For the global coal market, the following factors are crucial:

  • summer electricity demand in Asia;
  • the pace of recovery in hydro generation after weather anomalies;
  • LNG prices, which influence competition between gas and coal;
  • export policies of Australia, Indonesia, Russia, and South Africa.

Coal is no longer viewed as the primary long-term driver of energy, yet in 2026, it remains a vital element of energy security for countries with rapidly growing consumption.

What Investors Should Watch on July 8

Wednesday, July 8, 2026, may prove to be a significant day for reevaluating the balance in the global energy sector. The main short-term trigger will be the EIA report on U.S. oil and petroleum product inventories. The primary medium-term risk is the resilience of supplies through the Strait of Hormuz. The key long-term trend will be the growth in electricity demand due to AI, data centers, and electrification.

Investors should keep an eye on the following indicators:

  1. the dynamics of Brent and WTI following the EIA inventory release;
  2. changes in gasoline and distillate inventories in the U.S.;
  3. refinery margins and diesel prices;
  4. LNG deliveries to Europe and Asia;
  5. levels of gas storage in the EU;
  6. news regarding bypass routes around the Strait of Hormuz;
  7. stocks of oil and gas companies, network operators, and manufacturers of electricity equipment.

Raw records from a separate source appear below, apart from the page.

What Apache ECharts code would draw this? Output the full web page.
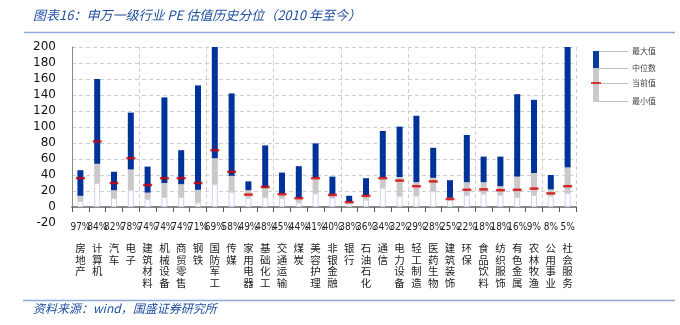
<!DOCTYPE html>
<html>
<head>
<meta charset="utf-8">
<script src="https://cdn.jsdelivr.net/npm/echarts@6/dist/echarts.min.js"></script>
<style>
html,body{margin:0;padding:0;background:#fff;}
#c{width:680px;height:325px;}
</style>
</head>
<body>
<div id="c"></div>
<script>
const categories = ['房地产','计算机','汽车','电子','建筑材料','机械设备','商贸零售','钢铁','国防军工','传媒','家用电器','基础化工','交通运输','煤炭','美容护理','非银金融','银行','石油石化','通信','电力设备','轻工制造','医药生物','建筑装饰','环保','食品饮料','纺织服饰','有色金属','农林牧渔','公用事业','社会服务'];
const percentiles = [97,84,82,78,74,74,74,71,69,58,49,48,45,44,41,40,38,36,34,32,29,28,25,22,18,18,16,9,8,5];
const maxV = [46,160,44,118,50.5,137,71,152,200,142,32,77,43,51,79.5,38,14,36,95,100.5,114,74,33.5,90,63,63,141,134,40,200];
const medV = [14,54,21,47,18,30,28.5,21.5,61,39,21,24,17,11.5,37,16,6.5,15,37.5,37.5,31,36.5,11.5,31,31,26,38,42.5,22,49.5];
const minV = [7.5,30,11,21,10,12.5,12.5,5.5,28.5,19,11.5,12.5,11,5.5,17,11,4.5,9,24,13.5,14,20,8.5,15,16.5,15,12.5,15,14,17.5];
const curV = [36,82,30,61,27.5,36,36,30,71,44,15.5,25,16,11,36,15,6,14,36,33,26,32,10,21.5,22,21,21.5,23,17,26];
const yTicks = {min:-20, max:200, interval:20};

const grayPart = medV.map((m,i)=>+(m-minV[i]).toFixed(2));
const bluePart = maxV.map((m,i)=>+(m-medV[i]).toFixed(2));

const chart = echarts.init(document.getElementById('c'), null, {renderer:'canvas'});
const blue = '#1f4fa0';
const nameFont = '"Noto Sans CJK SC", sans-serif';
const numFont = '"DejaVu Sans", sans-serif';

chart.setOption({
  animation:false,
  backgroundColor:'#fff',
  grid:[
    {left:72, right:104, top:47, height:176},
    {left:72, right:104, top:47, height:160}
  ],
  xAxis:[
    {type:'category', gridIndex:0, data:categories,
     axisLine:{onZero:true, lineStyle:{color:'#8a8a8a', width:2}},
     axisTick:{show:true, length:5, lineStyle:{color:'#555', width:1}},
     splitLine:{show:false},
     axisLabel:{interval:0, margin:-11, hideOverlap:false,
       formatter:(v,i)=>'{p|'+percentiles[i]+'%}\n'+v.split('').map(c=>'{n|'+c+'}').join('\n'),
       rich:{
         p:{fontFamily:'"DejaVu Sans Condensed","Liberation Sans Narrow",sans-serif', fontSize:10, color:'#222', lineHeight:30},
         n:{fontFamily:nameFont, fontSize:10.5, color:'#222', lineHeight:11.7}
       }}
    },
    {type:'category', gridIndex:1, data:categories,
     axisLine:{show:false}, axisTick:{show:false}, axisLabel:{show:false},
     splitLine:{show:true, lineStyle:{color:'#cfcfcf', type:[4,3], width:1}}
    }
  ],
  yAxis:[
    {type:'value', gridIndex:0, min:yTicks.min, max:yTicks.max, interval:yTicks.interval,
     axisLine:{show:false}, axisTick:{show:false}, splitLine:{show:false},
     axisLabel:{fontFamily:numFont, fontSize:12, color:'#111', margin:16, showMinLabel:true, showMaxLabel:true, hideOverlap:false}
    },
    {type:'value', gridIndex:1, min:0, max:200, interval:20,
     axisLine:{show:true, lineStyle:{color:'#8a8a8a', width:1}}, axisTick:{show:false}, axisLabel:{show:false},
     splitLine:{show:true, lineStyle:{color:'#cfcfcf', type:[4,3], width:1}}
    }
  ],
  series:[
    {type:'bar', stack:'a', xAxisIndex:0, yAxisIndex:0, data:minV, barWidth:6,
     itemStyle:{color:'#ffffff', borderColor:'#cfd2ec', borderWidth:1}, z:3},
    {type:'bar', stack:'a', xAxisIndex:0, yAxisIndex:0, data:grayPart, barWidth:6,
     itemStyle:{color:'#c9c9c9'}, z:3},
    {type:'bar', stack:'a', xAxisIndex:0, yAxisIndex:0, data:bluePart, barWidth:6,
     itemStyle:{color:'#003399'}, z:3},
    {type:'scatter', xAxisIndex:0, yAxisIndex:0, data:curV, symbol:'rect', symbolSize:[9,2.5],
     itemStyle:{color:'#d40000'}, z:5}
  ],
  graphic:[
    {type:'text', left:33, top:9, style:{text:'图表16：申万一级行业 PE 估值历史分位（2010 年至今）', font:'italic 13px '+nameFont, fill:blue}},
    {type:'line', shape:{x1:24,y1:32.5,x2:675,y2:32.5}, style:{stroke:'#8fa8d6', lineWidth:1.5}},
    {type:'line', shape:{x1:23,y1:300.5,x2:675,y2:300.5}, style:{stroke:'#8fa8d6', lineWidth:1.5}},
    {type:'text', left:33, top:302, style:{text:'资料来源：wind，国盛证券研究所', font:'italic 12px '+nameFont, fill:blue}},
    {type:'rect', shape:{x:593,y:51,width:6,height:17}, style:{fill:'#0a3c9a'}},
    {type:'rect', shape:{x:593,y:68,width:6,height:34}, style:{fill:'#c9c9c9'}},
    {type:'line', shape:{x1:591,y1:83,x2:601,y2:83}, style:{stroke:'#d40000', lineWidth:1.5}},
    {type:'line', shape:{x1:599,y1:51.5,x2:628,y2:51.5}, style:{stroke:'#bdbdbd', lineWidth:1}},
    {type:'line', shape:{x1:599,y1:68.5,x2:628,y2:68.5}, style:{stroke:'#bdbdbd', lineWidth:1}},
    {type:'line', shape:{x1:601,y1:83.5,x2:628,y2:83.5}, style:{stroke:'#bdbdbd', lineWidth:1}},
    {type:'line', shape:{x1:599,y1:101.5,x2:628,y2:101.5}, style:{stroke:'#bdbdbd', lineWidth:1}},
    {type:'text', left:632, top:47, style:{text:'最大值', font:'8px '+nameFont, fill:'#444'}},
    {type:'text', left:632, top:64, style:{text:'中位数', font:'8px '+nameFont, fill:'#444'}},
    {type:'text', left:632, top:79, style:{text:'当前值', font:'8px '+nameFont, fill:'#444'}},
    {type:'text', left:632, top:97, style:{text:'最小值', font:'8px '+nameFont, fill:'#444'}}
  ]
});
</script>
</body>
</html>
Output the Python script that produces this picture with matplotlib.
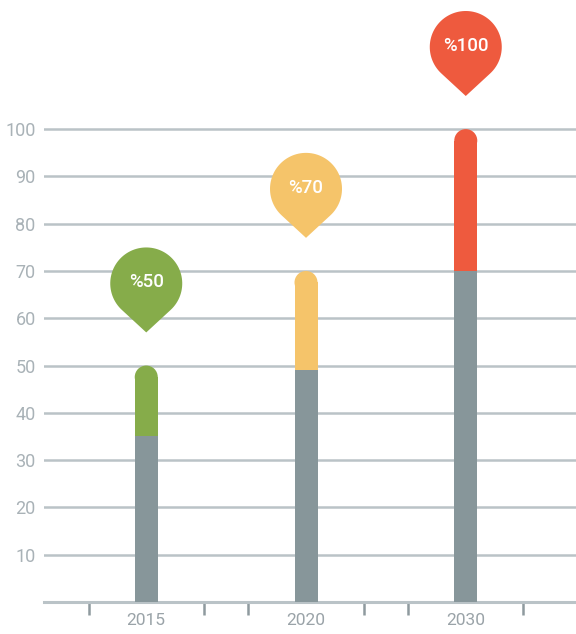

The overall conclusion for the energy market remains pragmatic: oil and gas maintain a strategic role in the global economy, petroleum products are increasingly becoming a sensitive link in the supply chain, electricity is seeing a new structural demand, and renewables continue to grow but require support from networks, storage, and traditional generation. For investors, this is not a one-trend market, but a market of complex energy balance, where companies with access to infrastructure, logistics, processing, and sustainable cash flow excel.